Old 09-13-11 | 10:55 PM
  #8  
Drew Eckhardt's Avatar
Drew Eckhardt
Senior Member
 
Joined: Apr 2010
Posts: 6,341
Likes: 326
From: Mountain View, CA USA and Golden, CO USA

Bikes: 97 Litespeed, 50-39-30x13-26 10 cogs, Campagnolo Ultrashift, retroreflective rims on SON28/PowerTap hubs

Originally Posted by gdg22042
I'm riding a 2006 Trek Project 1 Madone, and I seemed to have worn out the rear freehub on my bontranger race lite wheel (wheels were standard with the bike). I took the wheel to my normal LBS. They thought they had the hub in stock, but after looking around for 25 minutes, then concluded they didn't.

I then took it to my back-up LBS, who said they too didn't have the freehub in stock, and didn't think they could get it because the wheel is 5 years old and the particular freehub on the wheel might not be made anymore -- which may or may not be the reason the first LBS didn't have it in stock after all.
This is why you build wheels with standard, serviceable components. I have 15 year old wheels on their second (front) and third (rear) rims for which I can still buy bearings, freehub pawls, etc.

Question is, given my weight and usage, does anyone have any recommendations for a reasonably priced wheelset? While I do an occasional triathlon, I wouldn't say I'm a racer by any stretch, and I certainly don't need to grind every gram out of the bike for speed's sake (a few less hamburgers works just fine and is a lot cheaper).
32 hole Shimano Ultegra hubs (better bearing quality than 105, adjustable cup and cone bearings that should last a very long time, coined spoke holes in the flanges, etc. nice but not sexy).

Velocity rim of your choice - Deep V, Fusion, A23 (Mavic is getting out of selling rims to builders at some point, and Velocity rims are both less expensive and available in more colors).

DT Competition 2.0/1.8 butted spokes. You can use DT Revolution 2.0/1.5 spokes if you want to play the weight weenie game but there's more windup to deal with.

DT brass nipples. You can use alloy nipples if you want but better lubricate spoke threads and rim sockets with anti-seize.
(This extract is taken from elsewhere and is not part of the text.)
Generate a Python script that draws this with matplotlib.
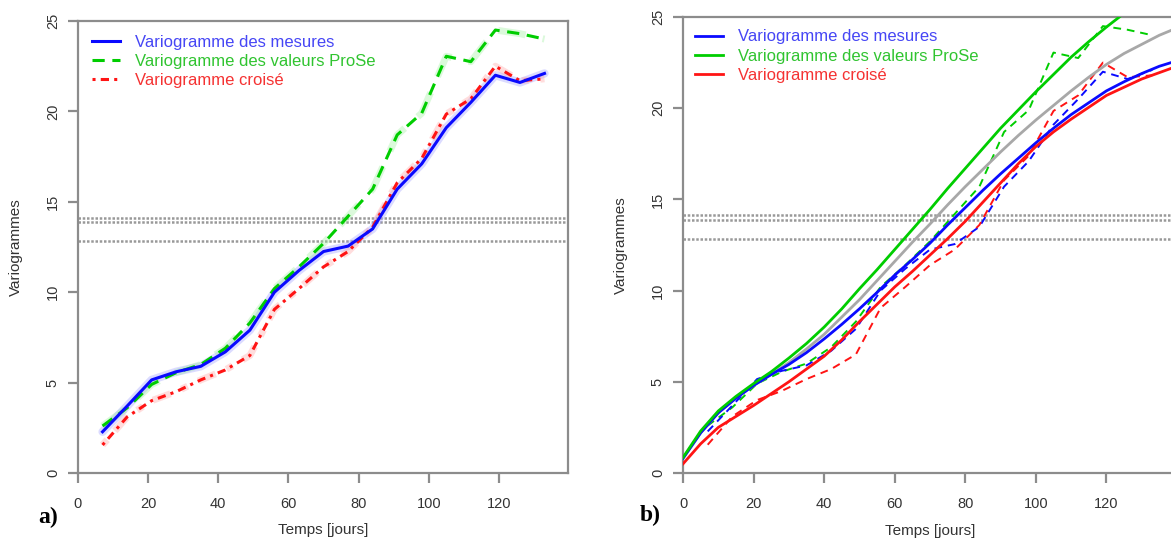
import matplotlib
matplotlib.use('Agg')
import matplotlib.pyplot as plt

plt.rcParams['font.family'] = ['Liberation Sans', 'DejaVu Sans']

# ---------------- data ----------------
lags = [7, 14, 21, 28, 35, 42, 49, 56, 63, 70, 77, 84, 91, 98, 105, 112, 119, 126, 133]
gamma_mesures = [2.28, 3.7, 5.15, 5.6, 5.9, 6.7, 7.9, 10.0, 11.2, 12.25, 12.55, 13.5,
                 15.7, 17.1, 19.1, 20.5, 22.0, 21.6, 22.1]
gamma_prose = [2.6, 3.6, 4.9, 5.55, 6.0, 6.9, 8.3, 10.2, 11.4, 12.7, 14.2, 15.7,
               18.7, 19.9, 23.05, 22.75, 24.5, 24.3, 24.0]
gamma_croise = [1.55, 3.1, 4.0, 4.5, 5.15, 5.7, 6.5, 9.05, 10.2, 11.4, 12.25, 13.6,
                16.05, 17.4, 19.85, 20.7, 22.5, 21.7, 21.8]

model_x = [0, 5, 10, 15, 20, 25, 30, 35, 40, 45, 50, 55, 60, 65, 70, 75, 80, 85, 90,
           95, 100, 105, 110, 115, 120, 125, 130, 135, 140]
model_prose = [0.85, 2.3, 3.4, 4.2, 4.9, 5.55, 6.3, 7.1, 8.0, 9.0, 10.1, 11.15, 12.25, 13.35,
               14.45, 15.6, 16.7, 17.8, 18.9, 19.9, 20.9, 21.85, 22.8, 23.65, 24.45, 25.2,
               25.9, 26.6, 27.2]
model_gris = [0.8, 2.2, 3.3, 4.1, 4.8, 5.4, 6.05, 6.8, 7.6, 8.55, 9.5, 10.55, 11.6, 12.65,
              13.65, 14.7, 15.7, 16.65, 17.6, 18.5, 19.35, 20.15, 20.95, 21.7, 22.4, 23.0,
              23.5, 24.0, 24.4]
model_mesures = [0.8, 2.2, 3.3, 4.1, 4.8, 5.4, 5.95, 6.6, 7.35, 8.15, 9.0, 9.9, 10.85, 11.7,
                 12.6, 13.6, 14.55, 15.5, 16.4, 17.25, 18.1, 18.9, 19.65, 20.3, 20.95, 21.45,
                 21.9, 22.3, 22.6]
model_croise = [0.5, 1.6, 2.5, 3.1, 3.7, 4.35, 5.0, 5.7, 6.4, 7.3, 8.3, 9.25, 10.2, 11.05,
                11.95, 12.85, 13.8, 14.85, 15.9, 16.95, 17.9, 18.7, 19.4, 20.05, 20.7, 21.15,
                21.6, 21.95, 22.3]

ref_levels = [14.13, 13.87, 12.84]

legend_labels = ["Variogramme des mesures", "Variogramme des valeurs ProSe", "Variogramme croisé"]
xticks = [0, 20, 40, 60, 80, 100, 120]
yticks = [0, 5, 10, 15, 20, 25]

# ---------------- style ----------------
BLUE, GREEN, RED, GREY = '#0a0aff', '#00cd00', '#ff1414', '#a8a8a8'
TXT_COLORS = ['#4646f5', '#30c430', '#f53232']
W, H = 1171, 551

fig = plt.figure(figsize=(W / 100, H / 100), dpi=100)
axA = fig.add_axes([78 / W, 78 / H, 490 / W, 452 / H])
axB = fig.add_axes([683 / W, 78 / H, 494 / W, 456 / H])


def style(ax, xmax, w_px):
    ax.set_xlim(0, xmax)
    ax.set_ylim(0, 25)
    for s in ax.spines.values():
        s.set_color('#8c8c8c')
        s.set_linewidth(1.6)
    ax.set_xticks(xticks)
    ax.set_yticks(yticks)
    ax.tick_params(axis='both', colors='#8c8c8c', labelcolor='#333333',
                   length=7, width=1.6, labelsize=10.5)
    ax.tick_params(axis='x', pad=10)
    ax.tick_params(axis='y', pad=6, labelrotation=90)
    for lab in ax.get_yticklabels():
        lab.set_va('center')
    ax.set_xlabel('Temps [jours]', fontsize=11, color='#333333')
    ax.xaxis.set_label_coords(0.5, -57 / 452)
    ax.xaxis.label.set_va('center')
    ax.set_ylabel('Variogrammes', fontsize=11, color='#333333')
    ax.yaxis.set_label_coords(-62 / w_px, 0.5)
    ax.yaxis.label.set_va('center')
    for lv in ref_levels:
        ax.axhline(lv, color='#999999', lw=1.8, ls=(0, (1, 0.7)), zorder=1)


style(axA, 139.7, 490)
style(axB, 140.0, 494)

# ---- panel a ----
axA.plot(lags, gamma_mesures, color='#9a9aff', lw=6, alpha=0.35, solid_capstyle='round', zorder=2)
axA.plot(lags, gamma_prose, color='#9aee9a', lw=5, alpha=0.35, ls=(0, (4, 2.5)), zorder=2)
axA.plot(lags, gamma_croise, color='#ffa0a0', lw=5, alpha=0.35, ls=(0, (1, 1.7, 2.7, 1.7)), zorder=2)
la1, = axA.plot(lags, gamma_mesures, color=BLUE, lw=2.2, zorder=4, label=legend_labels[0])
la2, = axA.plot(lags, gamma_prose, color=GREEN, lw=2.2, ls=(0, (4, 2.5)), zorder=3, label=legend_labels[1])
la3, = axA.plot(lags, gamma_croise, color=RED, lw=2.2, ls=(0, (1, 1.7, 2.7, 1.7)), zorder=3, label=legend_labels[2])

# ---- panel b ----
dash_b = (0, (4, 3))
axB.plot(lags, gamma_prose, color=GREEN, lw=1.4, ls=dash_b, zorder=2)
axB.plot(lags, gamma_mesures, color=BLUE, lw=1.4, ls=dash_b, zorder=2)
axB.plot(lags, gamma_croise, color=RED, lw=1.4, ls=dash_b, zorder=2)
axB.plot(model_x, model_gris, color=GREY, lw=2.0, zorder=3)
lb1, = axB.plot(model_x, model_mesures, color=BLUE, lw=2.0, zorder=4, label=legend_labels[0])
lb2, = axB.plot(model_x, model_prose, color=GREEN, lw=2.0, zorder=4, label=legend_labels[1])
lb3, = axB.plot(model_x, model_croise, color=RED, lw=2.0, zorder=4, label=legend_labels[2])


def add_legend(ax, handles, w_px, h_px, left_px, top_px):
    leg = ax.legend(handles=handles, loc='upper left',
                    bbox_to_anchor=(left_px / w_px, 1 - top_px / h_px),
                    frameon=False, fontsize=12, handlelength=1.7, handletextpad=0.9,
                    labelspacing=0.25, borderaxespad=0, borderpad=0)
    for t, c in zip(leg.get_texts(), TXT_COLORS):
        t.set_color(c)


add_legend(axA, [la1, la2, la3], 490, 452, 14, 13.5)
add_legend(axB, [lb1, lb2, lb3], 494, 456, 12, 12.5)

fig.text(48 / W, 1 - 517 / H, 'a)', fontsize=17, fontweight='bold',
         family='Liberation Serif', ha='center', va='center')
fig.text(650 / W, 1 - 515 / H, 'b)', fontsize=17, fontweight='bold',
         family='Liberation Serif', ha='center', va='center')

fig.savefig('out.png', dpi=100)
Ideally you learn to build wheels (read Jobst Brandt's _The Bicycle Wheel_) and do it yourself using hubs from an on-line European source (where retail is lower than US wholesale ) plus other parts sourced on-line.

That way when you bend or wear out a rim a replacement costs you $50 for the rim and you can have it done as soon as you get around to it instead of $70 at full retail, + $45-$90 in labor, + $32+ for new spokes because they don't trust the ones you already have.

Or you find a reputable wheel builder.

Last edited by Drew Eckhardt; 09-14-11 at 09:38 AM.